Tax Notes Quotes Peter Barnes’ Ways and Means Committee Testimony on Pillar Two
The most prominent aspect of the pillar 2 global minimum tax is how it restrains large multinationals from shifting highly mobile income to tax havens. In second place, and of secondary importance is the proposed regime’s effect on tax competition. Whether you are friend or foe of tax competition, the minimum tax would eliminate government motivation to reduce multinationals’ effective tax rates to below 15 percent to attract investment.
. . .
That isn’t just obscure economic reasoning.
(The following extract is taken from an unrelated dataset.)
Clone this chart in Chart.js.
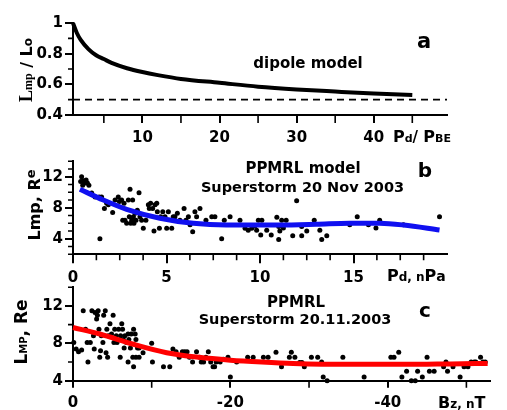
<!DOCTYPE html>
<html>
<head>
<meta charset="utf-8">
<script src="https://cdn.jsdelivr.net/npm/chart.js@4.4.1/dist/chart.umd.min.js"></script>
<style>
  html, body { margin: 0; padding: 0; background: #fff; }
  #wrap { position: relative; width: 507px; height: 410px; }
  canvas { position: absolute; left: 0; top: 0; }
</style>
</head>
<body>
<div id="wrap">
  <canvas id="cA" width="507" height="410"></canvas>
  <canvas id="cB" width="507" height="410"></canvas>
  <canvas id="cC" width="507" height="410"></canvas>
</div>
<script>
// ---- panel a: dipole model ----
const aCurveX = [1, 1.5, 2, 3, 4, 5, 6, 8, 10, 12, 15, 20, 25, 30, 35, 40, 45];
const aCurveY = [1.0, 0.935, 0.89, 0.83, 0.79, 0.765, 0.74, 0.705, 0.68, 0.66, 0.635, 0.61, 0.585, 0.567, 0.553, 0.54, 0.53];
const aLimitX = [1, 49.5];
const aLimitY = [0.5, 0.5];
const aXTicks = [10, 20, 30, 40];
const aXMinor = [5, 15, 25, 35, 45];
const aYTicks = [0.4, 0.6, 0.8, 1];
const aYMinor = [0.5, 0.7, 0.9];

// ---- panel b: PPMRL vs Pd ----
const bFitX = [0.37, 1.62, 2.87, 4.65, 6.43, 8.2, 11, 13, 14.8, 16.4, 17.67, 19.6];
const bFitY = [10.4, 9.0, 7.8, 6.65, 6.0, 5.78, 5.78, 5.87, 6.0, 6.0, 5.78, 5.14];
const bPtsX = [0.41, 0.46, 0.55, 0.52, 0.64, 0.7, 0.77, 0.85, 1.0, 1.18, 1.4, 1.53, 1.44, 1.68, 1.8, 1.89, 2.12, 2.25, 2.42, 2.48,
  2.6, 2.66, 2.73, 2.78, 2.87, 2.96, 3.01, 3.05, 3.09, 3.14, 3.19, 3.23, 3.26, 3.32, 3.37, 3.44, 3.53, 3.58, 3.67, 3.76,
  3.9, 4.03, 4.08, 4.15, 4.26, 4.33, 4.39, 4.48, 4.51, 4.62, 4.69, 4.8, 4.92, 5.01, 5.1, 5.28, 5.36, 5.45, 5.58, 5.72,
  5.94, 6.04, 6.17, 6.26, 6.4, 6.52, 6.61, 6.79, 7.11, 7.42, 7.59, 7.95, 8.09, 8.4, 8.93, 9.2, 9.37, 9.56, 9.73, 9.82,
  9.91, 10.04, 10.1, 10.36, 10.6, 10.9, 11.0, 11.06, 11.16, 11.25, 11.0, 11.4, 11.75, 11.96, 12.23, 12.23, 12.5, 12.9, 13.2, 13.3,
  13.57, 14.8, 15.2, 15.8, 16.2, 16.4, 17.67, 19.6];
const bPtsY = [11.4, 12.0, 11.5, 10.9, 11.2, 11.6, 11.2, 10.9, 9.9, 9.4, 9.4, 9.4, 4.0, 7.9, 8.6, 8.4, 7.4, 9.0, 9.4, 8.8,
  9.0, 6.4, 8.6, 6.4, 6.0, 9.0, 6.85, 10.4, 6.0, 6.4, 9.0, 6.85, 6.0, 7.3, 6.4, 7.7, 9.95, 6.85, 6.4, 5.35,
  6.4, 8.4, 7.9, 8.6, 7.9, 5.0, 8.4, 8.6, 7.5, 5.35, 6.85, 7.5, 6.85, 5.35, 7.5, 5.35, 6.85, 6.85, 7.3, 6.4,
  7.9, 6.4, 6.85, 5.8, 4.9, 7.5, 6.85, 7.9, 6.4, 6.85, 6.85, 4.0, 6.4, 6.85, 6.4, 5.35, 5.1, 5.35, 5.65, 5.1,
  6.4, 4.5, 6.4, 5.1, 4.5, 6.77, 5.6, 5.0, 6.4, 5.4, 3.9, 6.4, 4.4, 8.9, 5.6, 4.4, 5.0, 6.4, 5.1, 3.9,
  4.4, 5.8, 6.85, 5.8, 5.4, 6.4, 5.8, 6.85];
const bXTicks = [0, 5, 10, 15];
const bXMinor = [1.25, 2.5, 3.75, 6.25, 7.5, 8.75, 11.25, 12.5, 13.75, 16.25, 17.5, 18.75];
const bYTicks = [4, 8, 12];
const bYMinor = [2, 3, 5, 6, 7, 9, 10, 11, 13, 14];

// ---- panel c: PPMRL vs Bz ----
const cFitX = [0, -3.4, -7.7, -11.9, -16, -20, -24, -28, -35, -42, -48, -52.7];
const cFitY = [9.7, 9.0, 7.9, 7.0, 6.5, 6.2, 6.0, 5.85, 5.75, 5.75, 5.8, 5.85];
const cPtsX = [-0.1, -0.4, -0.7, -1.1, -1.3, -1.6, -1.8, -1.9, -2.2, -2.4, -2.6, -2.7, -2.8, -3.0, -3.1, -3.2, -3.3, -3.4, -3.5, -3.6,
  -3.8, -3.9, -4.1, -4.2, -4.3, -4.4, -4.5, -4.7, -4.9, -5.1, -5.2, -5.3, -5.5, -5.6, -5.8, -6.0, -6.05, -6.2, -6.3, -6.4,
  -6.5, -6.6, -6.8, -7.0, -7.0, -7.1, -7.3, -7.4, -7.6, -7.7, -7.7, -7.9, -8.0, -8.0, -8.2, -8.4, -8.4, -8.9, -10, -10.1,
  -11.5, -12.3, -12.7, -13.1, -13.5, -13.9, -14.2, -14.5, -14.8, -15.2, -15.7, -16.1, -16.3, -16.6, -16.9, -17.2, -17.5, -17.8, -18.0, -18.2,
  -18.7, -19.1, -19.7, -20.0, -20.8, -22.2, -22.9, -24.2, -24.8, -25.8, -26.5, -27.5, -27.75, -28.2, -28.8, -29.1, -29.4, -30.3, -31.1, -31.6,
  -31.8, -32.3, -34.3, -37.0, -40.4, -40.8, -41.4, -41.8, -42.4, -43.0, -43.5, -43.8, -44.4, -45.0, -45.3, -45.9, -47.1, -47.4, -47.6, -48.3,
  -49.2, -49.7, -50.2, -50.6, -51.0, -51.2, -51.8, -52.1, -52.4];
const cPtsY = [8.1, 7.4, 7.1, 7.3, 11.5, 9.5, 8.1, 6.0, 8.1, 11.5, 8.8, 7.4, 11.3, 10.6, 11.0, 11.5, 9.5, 6.5, 7.2, 8.8,
  8.1, 11.0, 11.5, 7.0, 9.5, 6.5, 8.8, 10.1, 9.0, 11.0, 8.1, 9.5, 8.8, 8.1, 9.5, 6.5, 8.8, 10.1, 9.5, 8.4,
  7.5, 8.8, 8.1, 9.0, 6.0, 8.4, 7.5, 9.0, 6.5, 9.5, 5.5, 9.0, 8.4, 6.5, 7.5, 7.5, 6.5, 7.0, 8.0, 6.0,
  5.5, 5.5, 7.4, 7.1, 6.5, 7.1, 7.1, 7.1, 6.5, 6.0, 7.1, 6.5, 6.0, 6.0, 6.5, 7.1, 6.0, 5.5, 5.5, 6.0,
  6.0, 6.3, 6.5, 4.4, 6.0, 6.5, 6.5, 6.5, 6.5, 7.05, 5.5, 6.5, 7.05, 6.5, 5.96, 5.96, 5.5, 6.5, 6.5, 6.0,
  4.4, 4.0, 6.5, 4.4, 6.5, 6.5, 7.05, 4.4, 5.0, 4.0, 4.0, 5.0, 4.4, 6.5, 5.0, 5.0, 5.5, 6.0, 5.0, 5.5,
  4.4, 5.5, 5.5, 6.0, 6.0, 6.0, 6.5, 6.0, 6.0];
const cXTicks = [0, -20, -40];
const cXMinor = [-10, -30, -50];
const cYTicks = [4, 8, 12];
const cYMinor = [6, 10, 14];

const W = 507, H = 410;
const FONT = 'DejaVu Sans';
const SERIF = '"Liberation Serif"';
Chart.defaults.font.family = FONT;
Chart.defaults.font.weight = 'bold';
Chart.defaults.font.size = 15;
Chart.defaults.color = '#000';

const pts = (xs, ys) => xs.map((x, i) => ({ x, y: ys[i] }));

// minor tick marks outside the axes
function minorTicks(cfg) {
  return {
    id: 'minorTicks',
    afterDraw(chart) {
      const ctx = chart.ctx, a = chart.chartArea;
      ctx.save();
      ctx.strokeStyle = '#000';
      ctx.lineWidth = 1.6;
      ctx.beginPath();
      cfg.x.forEach(v => {
        const p = chart.scales.x.getPixelForValue(v);
        ctx.moveTo(p, a.bottom); ctx.lineTo(p, a.bottom + cfg.xLen);
      });
      cfg.y.forEach(v => {
        const p = chart.scales.y.getPixelForValue(v);
        ctx.moveTo(a.left - cfg.yLen, p); ctx.lineTo(a.left, p);
      });
      ctx.stroke();
      ctx.restore();
    }
  };
}

// titles, letters and axis names with sub/superscripts
function richText(items) {
  return {
    id: 'richText',
    afterDraw(chart) {
      const ctx = chart.ctx;
      const fontOf = p => `bold ${p.s}px ${p.f || '"' + FONT + '"'}`;
      items.forEach(it => {
        ctx.save();
        ctx.translate(it.x, it.y);
        if (it.rot) ctx.rotate(it.rot);
        ctx.fillStyle = '#000';
        ctx.textBaseline = 'alphabetic';
        ctx.textAlign = 'left';
        let w = 0;
        it.parts.forEach(p => { ctx.font = fontOf(p); w += ctx.measureText(p.t).width; });
        let x = it.align === 'left' ? 0 : -w / 2;
        it.parts.forEach(p => {
          ctx.font = fontOf(p);
          ctx.fillText(p.t, x, p.dy || 0);
          x += ctx.measureText(p.t).width;
        });
        ctx.restore();
      });
    }
  };
}

function axis(o) {
  return {
    type: 'linear',
    min: o.min, max: o.max, reverse: !!o.reverse,
    afterBuildTicks: s => { s.ticks = o.ticks.map(v => ({ value: v })); },
    afterFit: s => { if (o.w !== undefined) s.width = o.w; else s.height = 40; },
    ticks: { autoSkip: false, maxRotation: 0, padding: o.pad, callback: v => String(v) },
    grid: { drawOnChartArea: false, drawTicks: true, tickLength: o.tl, color: '#000', lineWidth: 2 },
    border: { display: true, color: '#000', width: 2 }
  };
}

function panel(id, area, xs, ys, datasets, minor, texts) {
  return new Chart(document.getElementById(id), {
    type: 'scatter',
    data: { datasets },
    options: {
      responsive: false,
      animation: false,
      devicePixelRatio: 1,
      layout: { padding: { left: 0, top: area.top, right: W - area.right, bottom: H - area.bottom - 40 } },
      plugins: { legend: { display: false }, tooltip: { enabled: false } },
      scales: { x: axis(xs), y: axis(Object.assign({ w: area.left }, ys)) }
    },
    plugins: [minorTicks(minor), richText(texts)]
  });
}

const lineDs = (data, color, width) => ({
  data, showLine: true, borderColor: color, borderWidth: width, pointRadius: 0,
  tension: 0.4, cubicInterpolationMode: 'monotone', clip: false
});
const dotDs = data => ({
  data, pointRadius: 2.5, pointBackgroundColor: '#000', pointBorderWidth: 0, clip: false
});

// panel a
panel('cA', { left: 73, top: 23, right: 447, bottom: 115 },
  { min: 1, max: 49.5, ticks: aXTicks, tl: 8, pad: 6 },
  { min: 0.4, max: 1, ticks: aYTicks, tl: 8, pad: 2 },
  [
    lineDs(pts(aCurveX, aCurveY), '#000', 4),
    Object.assign(lineDs(pts(aLimitX, aLimitY), '#000', 1.6), { borderDash: [7, 5], tension: 0 })
  ],
  { x: aXMinor, xLen: 8, y: aYMinor, yLen: 5 },
  [
    { x: 32, y: 70, rot: -Math.PI / 2, parts: [
      { t: 'L', s: 18, f: SERIF }, { t: 'mp', s: 12, f: SERIF }, { t: ' / L', s: 16 }, { t: 'o', s: 12 }] },
    { x: 393, y: 142, align: 'left', parts: [
      { t: 'P', s: 16 }, { t: 'd', s: 11 }, { t: '/ ', s: 15 }, { t: 'P', s: 16 }, { t: 'BE', s: 11 }] },
    { x: 308, y: 68, parts: [{ t: 'dipole model', s: 15 }] },
    { x: 424, y: 48, parts: [{ t: 'a', s: 21 }] }
  ]);

// panel b
panel('cB', { left: 73, top: 161.3, right: 447, bottom: 254.3 },
  { min: 0, max: 20, ticks: bXTicks, tl: 9, pad: 6 },
  { min: 2, max: 14, ticks: bYTicks, tl: 8, pad: 2 },
  [lineDs(pts(bFitX, bFitY), '#1010f0', 5), dotDs(pts(bPtsX, bPtsY))],
  { x: bXMinor, xLen: 6, y: bYMinor, yLen: 5 },
  [
    { x: 40, y: 205, rot: -Math.PI / 2, parts: [{ t: 'Lmp, R', s: 16 }, { t: 'e', s: 13, dy: -5 }] },
    { x: 387, y: 281, align: 'left', parts: [
      { t: 'P', s: 16 }, { t: 'd, n', s: 12 }, { t: 'P', s: 16 }, { t: 'a', s: 14 }] },
    { x: 303, y: 173, parts: [{ t: 'PPMRL model', s: 15 }] },
    { x: 302.5, y: 192, parts: [{ t: 'Superstorm 20 Nov 2003', s: 14.5 }] },
    { x: 425, y: 177, parts: [{ t: 'b', s: 20 }] }
  ]);

// panel c
panel('cC', { left: 73, top: 287.3, right: 490, bottom: 380.7 },
  { min: -53, max: 0, reverse: true, ticks: cXTicks, tl: 7, pad: 6 },
  { min: 4, max: 14, ticks: cYTicks, tl: 8, pad: 2 },
  [lineDs(pts(cFitX, cFitY), '#ff0000', 5), dotDs(pts(cPtsX, cPtsY))],
  { x: cXMinor, xLen: 7, y: cYMinor, yLen: 5 },
  [
    { x: 27, y: 332, rot: -Math.PI / 2, parts: [{ t: 'L', s: 17 }, { t: 'MP', s: 10 }, { t: ', Re', s: 17 }] },
    { x: 438, y: 408, align: 'left', parts: [{ t: 'B', s: 16 }, { t: 'z, n', s: 12 }, { t: 'T', s: 16 }] },
    { x: 296, y: 307, parts: [{ t: 'PPMRL', s: 15 }] },
    { x: 295, y: 324, parts: [{ t: 'Superstorm 20.11.2003', s: 14.5 }] },
    { x: 425, y: 317, parts: [{ t: 'c', s: 20 }] }
  ]);
</script>
</body>
</html>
At the July 19 House Ways and Means Committee hearing that was mostly about pillar 2, Peter A. Barnes, who is president of the International Fiscal Association [and Of Counsel at Caplin & Drysdale] and has over two decades of experience as senior tax counsel at General Electric, responded to an inquiry about pillar 2:
It will put pressure on countries to reduce their corporate tax rates. Those people who believe that high corporate tax rates — that is, above 15 percent — are a deterrent to investment should cheer pillar 2. With a country-by-country analysis, a country like India or Japan with high corporate taxes will be starkly illustrated as having a rate where taxpayers bear an excess cost. Today, with the blended rules under GILTI, that pressure doesn’t fall entirely on the high-tax jurisdictions because the taxpayers can self-help to a lower rate.